Version officielle : une dissuasion nucléaire indépendante sur le plan décisionnel.
Le Royaume-Uni possède une force de dissuasion nucléaire autonome en termes de décision d’emploi. Cette capacité repose principalement sur le système Trident, qui équipe ses quatre sous-marins nucléaires lanceurs d’engins (SNLE) de la classe Vanguard. Voici les éléments clés de la version officielle :
- Indépendance opérationnelle :
- La décision d’utiliser l’arme nucléaire revient exclusivement au Premier ministre britannique. Il n’existe pas de mécanisme de "double clé" ou de veto américain intégré dans le processus décisionnel.

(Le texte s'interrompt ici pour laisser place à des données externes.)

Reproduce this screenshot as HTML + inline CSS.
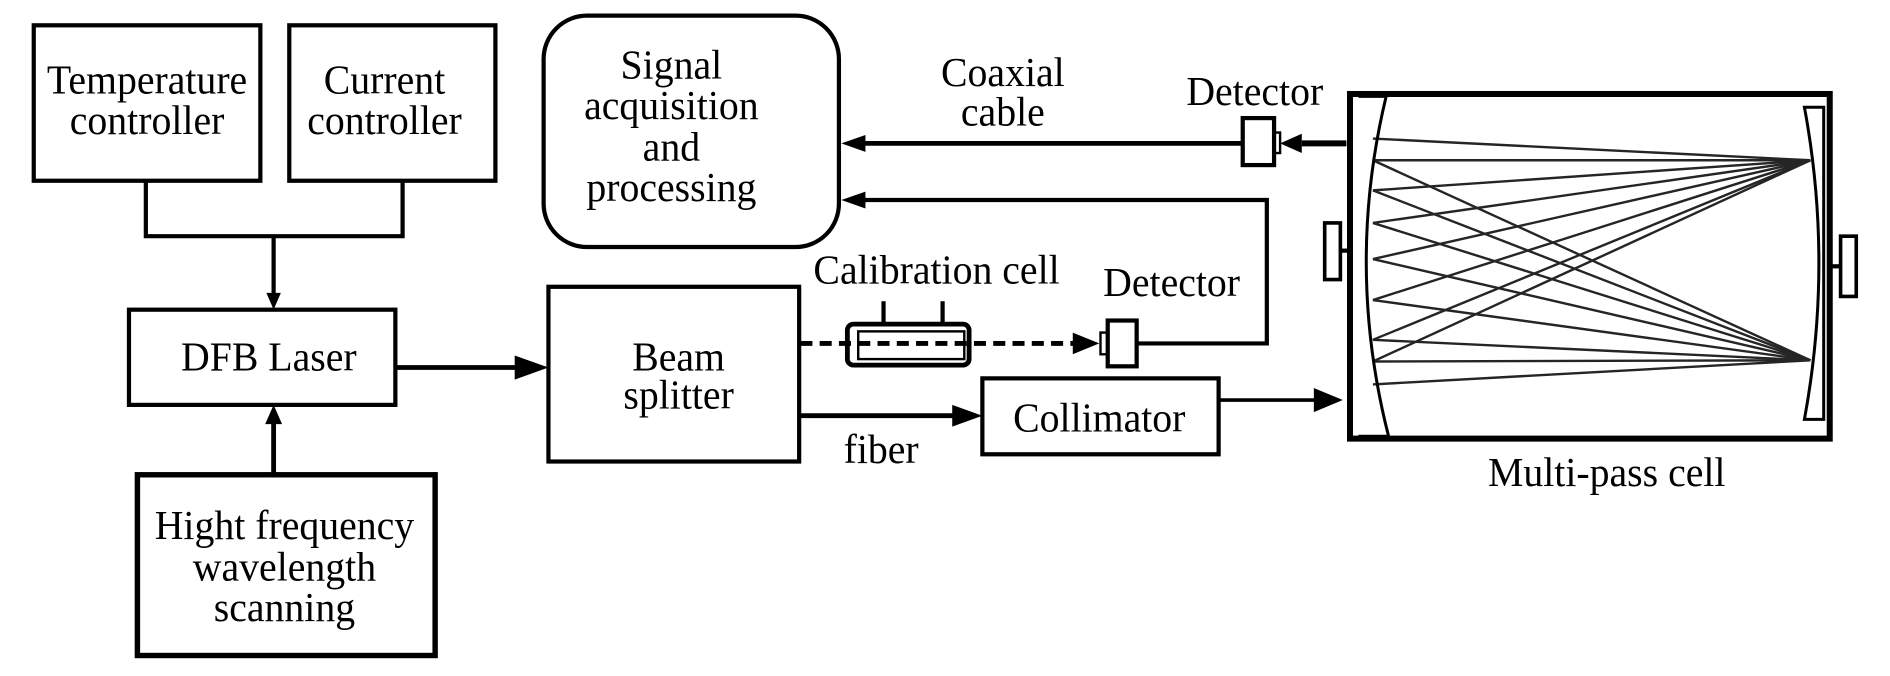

- Cette autonomie est un principe fondamental de la doctrine de dissuasion
britannique, conçu pour garantir que le Royaume-Uni puisse répondre de
manière souveraine à une menace existentielle, notamment en cas d’alerte
nucléaire immédiate.
- Le
ministère de la Défense britannique souligne régulièrement que le système
Trident est "une dissuasion nucléaire minimale, crédible et
indépendante", affectée à la défense nationale et à celle de l’OTAN,
mais sous contrôle exclusif du gouvernement britannique.
- Missiles Trident et coopération technique avec les États-Unis :
- Les
missiles balistiques Trident II D-5, déployés sur les sous-marins
britanniques, sont effectivement de fabrication américaine, produits par
Lockheed Martin. Ils sont acquis via un accord de coopération avec les
États-Unis, notamment dans le cadre de l’US-UK Mutual Defence Agreement
de 1958, renouvelé à plusieurs reprises (le dernier jusqu’en 2024).
- Cependant,
les ogives nucléaires qui équipent ces missiles sont conçues et
fabriquées au Royaume-Uni, à l’Atomic Weapons Establishment (AWE). Ces
ogives sont donc sous contrôle britannique, et leur intégration sur les
missiles Trident est réalisée par les Britanniques eux-mêmes.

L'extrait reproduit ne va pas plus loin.